Central America is one of several global areas where Provision partners with locals to help impoverished people. It also lends aid to a church that ministers to the Roma population in Eastern Europe, and to ministries in the Africans nations of Uganda and Tanzania, as well as in the United States.
The ministry also sends teams of volunteers on short-term mission trips.
“We fall into the stride of the locals. We blend into their culture the best we can,” Lanning said. “It’s stretching for the team, but whenever we’re stretched, the Lord is teaching us.”
Provision International has one employee, a bookkeeper/office manager. Everyone else, including Lanning, are missionaries who find ways to support themselves, or volunteers.
Goods donated to the ministry are shipped where they are needed.

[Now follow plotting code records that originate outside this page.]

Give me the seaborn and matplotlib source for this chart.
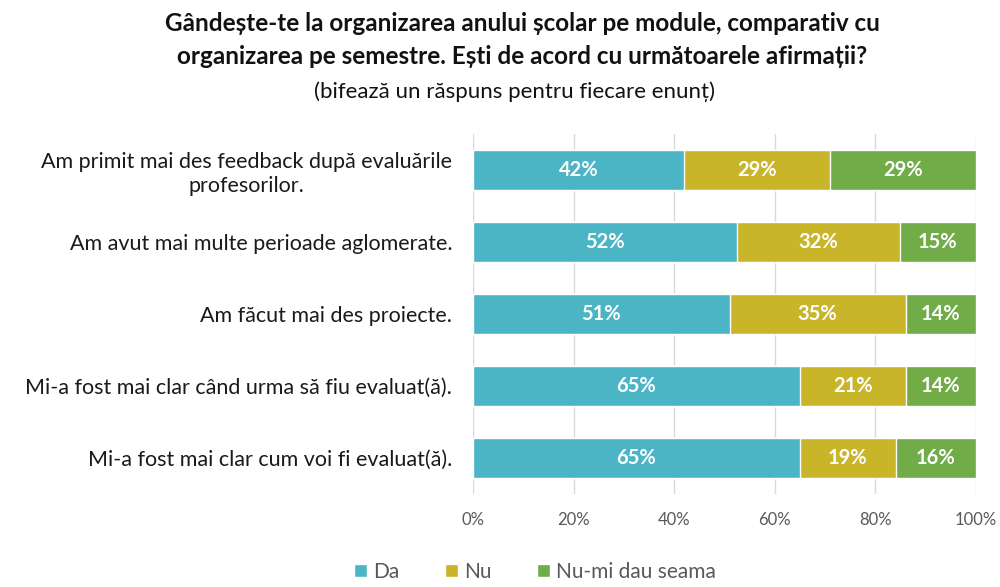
import numpy as np
import pandas as pd
import seaborn as sns
import matplotlib.pyplot as plt
from matplotlib.patches import Patch

# date
afirmatii = [
    "Am primit mai des feedback după evaluările\nprofesorilor.",
    "Am avut mai multe perioade aglomerate.",
    "Am făcut mai des proiecte.",
    "Mi-a fost mai clar când urma să fiu evaluat(ă).",
    "Mi-a fost mai clar cum voi fi evaluat(ă).",
]
da = [42, 52, 51, 65, 65]
nu = [29, 32, 35, 21, 19]
nu_stiu = [29, 15, 14, 14, 16]

serii = ["Da", "Nu", "Nu-mi dau seama"]
culori = ["#4BB5C5", "#C9B52A", "#71AC48"]

sns.set_theme(style="white")
plt.rcParams['font.family'] = ['Lato', 'DejaVu Sans']

df = pd.DataFrame({"Afirmatie": afirmatii, "Da": da, "Nu": nu, "Nu-mi dau seama": nu_stiu})
total = df[serii].sum(axis=1)
for s in serii:
    df[s + "_pct"] = df[s] / total * 100
df["cum_da"] = df["Da_pct"]
df["cum_nu"] = df["Da_pct"] + df["Nu_pct"]
df["cum_tot"] = df["cum_nu"] + df["Nu-mi dau seama_pct"]

fig = plt.figure(figsize=(10, 5.87), dpi=100)
ax = fig.add_axes([0.473, 0.158, 0.503, 0.614])

# bare suprapuse (stacked)
sns.barplot(data=df, y="Afirmatie", x="cum_tot", color=culori[2], width=0.55, ax=ax, orient="h", saturation=1)
sns.barplot(data=df, y="Afirmatie", x="cum_nu", color=culori[1], width=0.55, ax=ax, orient="h", saturation=1)
sns.barplot(data=df, y="Afirmatie", x="cum_da", color=culori[0], width=0.55, ax=ax, orient="h", saturation=1)

# etichete procente
for i, row in df.iterrows():
    starts = [0, row["cum_da"], row["cum_nu"]]
    widths = [row["Da_pct"], row["Nu_pct"], row["Nu-mi dau seama_pct"]]
    for s, st, w in zip(serii, starts, widths):
        ax.text(st + w / 2, i, f"{row[s]}%", ha="center", va="center",
                color="white", fontsize=14.5, fontweight="bold")

ax.set_xlim(0, 100)
ax.set_ylim(4.5, -0.5)
ax.set_xticks(np.arange(0, 101, 20))
ax.set_xticklabels([f"{v}%" for v in range(0, 101, 20)], color="#595959", fontsize=12)
ax.tick_params(axis="x", pad=13, length=0)
ax.tick_params(axis="y", pad=15, length=0, labelsize=15.5, labelcolor="#1a1a1a")
for lbl in ax.get_yticklabels():
    lbl.set_multialignment("center")
    lbl.set_linespacing(1.25)
ax.set_xlabel("")
ax.set_ylabel("")
ax.grid(axis="x", color="#D9D9D9", linewidth=1)
ax.set_axisbelow(True)
for sp in ax.spines.values():
    sp.set_visible(False)

fig.text(0.522, 0.932, "Gândește-te la organizarea anului școlar pe module, comparativ cu\n"
         "organizarea pe semestre. Ești de acord cu următoarele afirmații?",
         ha="center", va="center", fontsize=17.5, fontweight="bold", color="#111111",
         linespacing=1.5)
fig.text(0.515, 0.843, "(bifează un răspuns pentru fiecare enunț)",
         ha="center", va="center", fontsize=16, color="#111111")

handles = [Patch(facecolor=c, label=s) for c, s in zip(culori, serii)]
fig.legend(handles=handles, loc="center", bbox_to_anchor=(0.535, 0.026), ncol=3,
           frameon=False, fontsize=15, handlelength=0.6, handleheight=0.6,
           columnspacing=2.2, handletextpad=0.3, labelcolor="#595959")

fig.savefig("out.png", dpi=100)
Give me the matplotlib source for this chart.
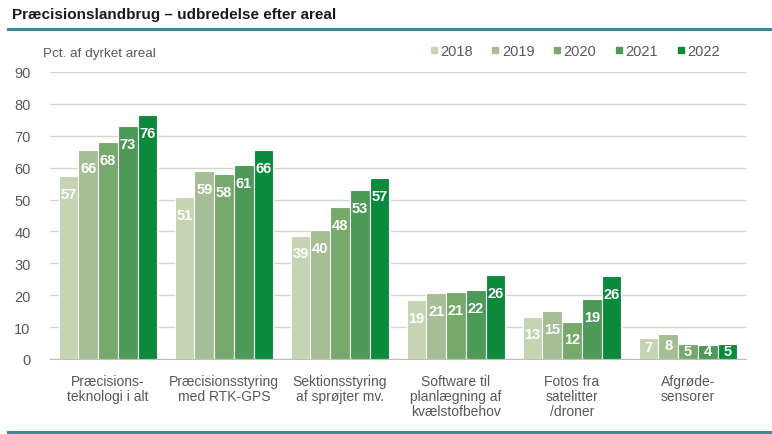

Money needed to ship those goods or to fund projects comes from different sources, including the annual banquet.
Provision has come up with other creative ways to raise support, including organizing a fireworks fundraiser and running a carpet cleaning business. It also builds and sells houses.
With property, materials and labor mostly donated, it has built seven houses in Billings and surrounding communities. Proceeds totaling more than $150,000 from the most recent home built in Briarwood will go to the ministry.
It all adds up, Lanning said.
“Our goal is to be a conduit to the poor, and that is really what we try to be.”